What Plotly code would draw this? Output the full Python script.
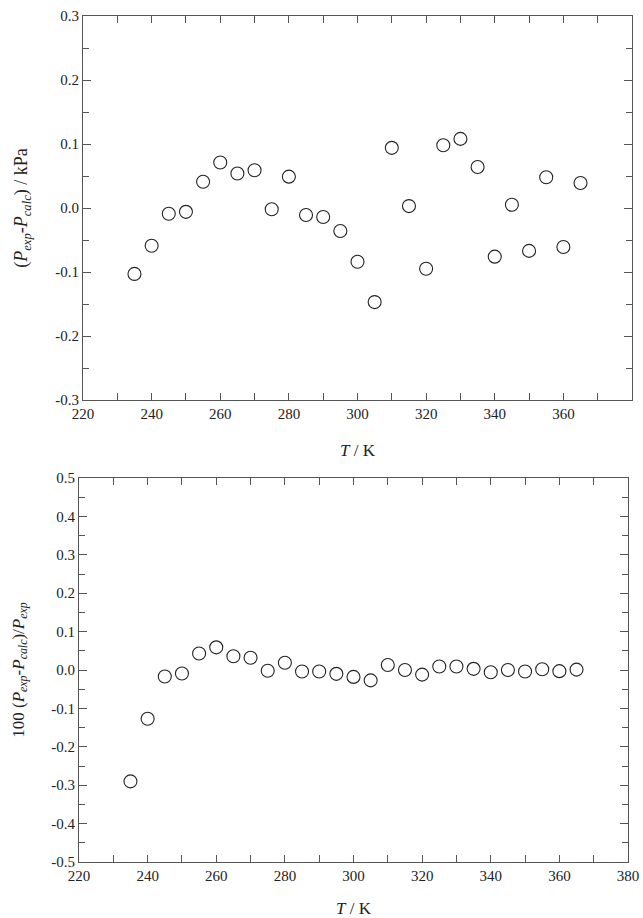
import plotly.graph_objects as go

T = [235, 240, 245, 250, 255, 260, 265, 270, 275, 280, 285, 290, 295, 300,
     305, 310, 315, 320, 325, 330, 335, 340, 345, 350, 355, 360, 365]

dP_kPa = [-0.103, -0.059, -0.009, -0.006, 0.041, 0.071, 0.054, 0.059, -0.002,
          0.049, -0.011, -0.014, -0.036, -0.084, -0.147, 0.094, 0.003, -0.095,
          0.098, 0.108, 0.064, -0.076, 0.005, -0.067, 0.048, -0.061, 0.039]

dP_rel = [-0.290, -0.127, -0.017, -0.009, 0.043, 0.059, 0.036, 0.032, -0.002,
          0.019, -0.004, -0.004, -0.010, -0.018, -0.027, 0.013, 0.000, -0.012,
          0.009, 0.009, 0.003, -0.006, 0.000, -0.004, 0.002, -0.003, 0.001]

x_ticks = [220, 240, 260, 280, 300, 320, 340, 360, 380]
y1_ticks = [-0.3, -0.2, -0.1, 0.0, 0.1, 0.2, 0.3]
y1_labels = ["-0.3", "-0.2", "-0.1", "0.0", "0.1", "0.2", "0.3"]
y2_ticks = [-0.5, -0.4, -0.3, -0.2, -0.1, 0.0, 0.1, 0.2, 0.3, 0.4, 0.5]
y2_labels = ["-0.5", "-0.4", "-0.3", "-0.2", "-0.1", "0.0", "0.1", "0.2", "0.3", "0.4", "0.5"]

FONT = "Liberation Serif"
LINE = "#555555"
TXT = "#222222"

marker = dict(symbol="circle-open", size=13, color=TXT, line=dict(width=1.1, color=TXT))

fig = go.Figure()
fig.add_trace(go.Scatter(x=T, y=dP_kPa, mode="markers", marker=marker,
                         xaxis="x", yaxis="y", showlegend=False))
fig.add_trace(go.Scatter(x=T, y=dP_rel, mode="markers", marker=marker,
                         xaxis="x2", yaxis="y2", showlegend=False))

def xaxis(domain, anchor, standoff):
    return dict(domain=domain, anchor=anchor, range=[220, 380], automargin=False,
                tickvals=x_ticks, ticktext=[str(v) for v in x_ticks],
                ticks="inside", ticklen=7, tickwidth=1, tickcolor=LINE,
                showline=True, linecolor=LINE, linewidth=1.2, mirror="allticks",
                showgrid=False, zeroline=False,
                minor=dict(dtick=10, tick0=220, ticks="inside", ticklen=7, tickwidth=1, tickcolor=LINE, showgrid=False),
                tickfont=dict(family=FONT, size=15, color=TXT),
                title=dict(text="<i>T</i> / K", font=dict(family=FONT, size=17, color=TXT), standoff=standoff))

def yaxis(domain, anchor, rng, tv, tt, title, size):
    return dict(domain=domain, anchor=anchor, range=rng, automargin=False,
                tickvals=tv, ticktext=tt,
                ticks="inside", ticklen=8, tickwidth=1, tickcolor=LINE,
                showline=True, linecolor=LINE, linewidth=1.2, mirror="allticks",
                showgrid=False, zeroline=False,
                minor=dict(dtick=0.05, tick0=0, ticks="inside", ticklen=6, tickwidth=1, tickcolor=LINE, showgrid=False),
                tickfont=dict(family=FONT, size=15, color=TXT),
                title=dict(text=title, font=dict(family=FONT, size=size, color=TXT), standoff=22))

fig.update_layout(
    width=643, height=918,
    margin=dict(l=79, r=11, t=16, b=56),
    paper_bgcolor="white", plot_bgcolor="white",
    font=dict(family=FONT, color=TXT),
    xaxis=xaxis([0.00723, 1.0], "y", 23),
    yaxis=yaxis([0.5461, 1.0], "x", [-0.3, 0.3], y1_ticks, y1_labels,
                "(<i>P</i><sub><i>exp</i></sub>-<i>P</i><sub><i>calc</i></sub>) / kPa", 18),
    xaxis2=xaxis([0.0, 0.99277], "y2", 21),
    yaxis2=yaxis([0.0, 0.4539], "x2", [-0.5, 0.5], y2_ticks, y2_labels,
                 "100 (<i>P</i><sub><i>exp</i></sub>-<i>P</i><sub><i>calc</i></sub>)/<i>P</i><sub><i>exp</i></sub>", 17),
)

fig.write_html("out.html", config={"displayModeBar": False},
               post_script="document.body.style.margin='0';document.body.style.overflow='hidden';")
--*--
Written problem: Everything from the top line of the data down to and including the line with "355, 360, 365]" is to be copied, except the pictures.

Full answer:
What Plotly code would draw this? Output the full Python script.
import plotly.graph_objects as go

T = [235, 240, 245, 250, 255, 260, 265, 270, 275, 280, 285, 290, 295, 300,
     305, 310, 315, 320, 325, 330, 335, 340, 345, 350, 355, 360, 365]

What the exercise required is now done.